I'm interested if somebody has a more informed answer, but my guess is
that it would result in a less efficient fix being applied by the
kernel.

I'm not sure if Intel actually has any good fixes for meltdown in
microcode.  The in-kernel fix for that is fairly expensive, and if it
could be fixed in microcode that would be a big savings (assuming the
microcode didn't add a cost).

My understanding is that most of the microcode patches are for spectre
and modify the behavior of lfence to block vulnerable speculative
execution.  This still has some cost to it, but it is minimal.
Without the microcode fix I imagine the vulnerabilities could still be
fixed via retpolines and similar techniques, at a higher cost.  I
haven't checked recently but the last time I looked at it even my
current Ryzen CPU doesn't have a microcode fix out yet for lfence.

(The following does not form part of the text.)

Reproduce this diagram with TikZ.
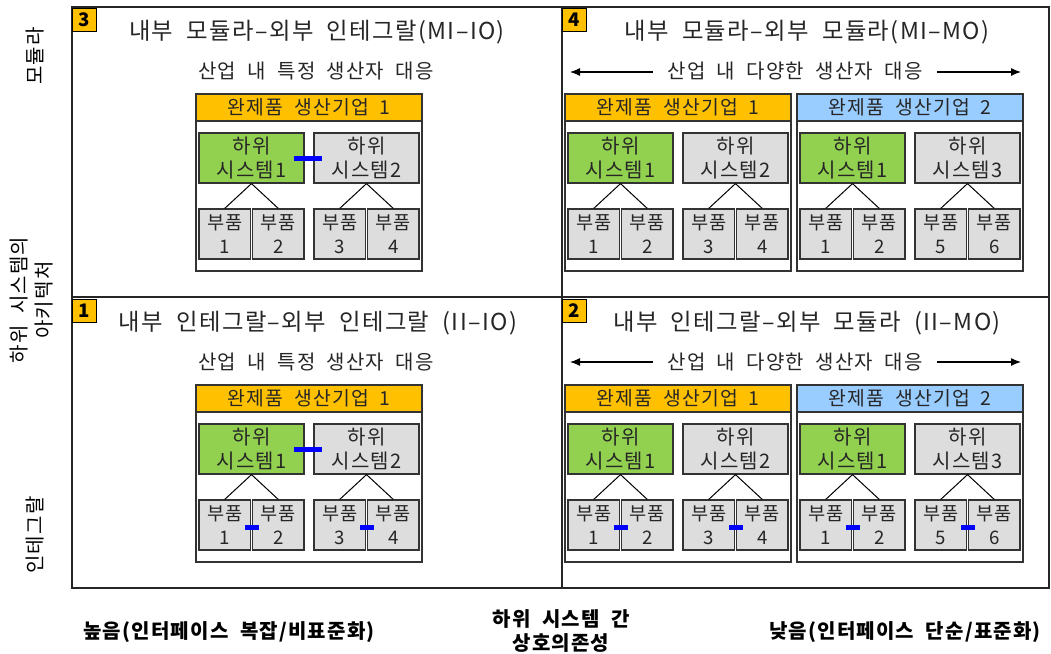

I haven't read up on what has changed in the last month or two, but
the gist of it is that with spectre you have three options:

1.  Ignore it.  Some code is vulnerable.  No performance cost.
2.  Add a series of instructions to vulnerable code so that
speculative execution is blocked on any processor.  The code is no
longer vulnerable, but those instructions can add some cost (not as
bad as with meltdown).
3.  If the CPU+microcode supports it, add a single lfence instruction
to vulnerable code.  This will address the vulnerability at a lower
cost.

In an ideal world we wouldn't need #2.  That would not only make the
fixes perform better, but it would also mean that compilers wouldn't
have to generate code that figures out whether scenario 2 vs 3 applies
AT RUNTIME and do the right thing.

Now, if 95% of users fall into bucket 3 and 5% fall into bucket 2 you
have an interesting situation.  Will software developers take the time
to ensure that scenario #2 is even covered, except for the most
at-risk code (such as browser sandboxes)?

Granted, I think in reality an awful lot of software will just fall
into bucket #1 for the same reason that we STILL keep finding buffer
overflows.  That, and people will think of new situations where
spectre applies that aren't presently known.  I don't think we're at a
point where a compiler can reliably determine whether a
retpoline/lfence is actually needed.  The last time I checked the GCC
fixes needed the code to be tagged in some way to tell it to add the
protection (when you think about it C doesn't even do bounds checks,
let alone figure out when you're about to do a dangerous one).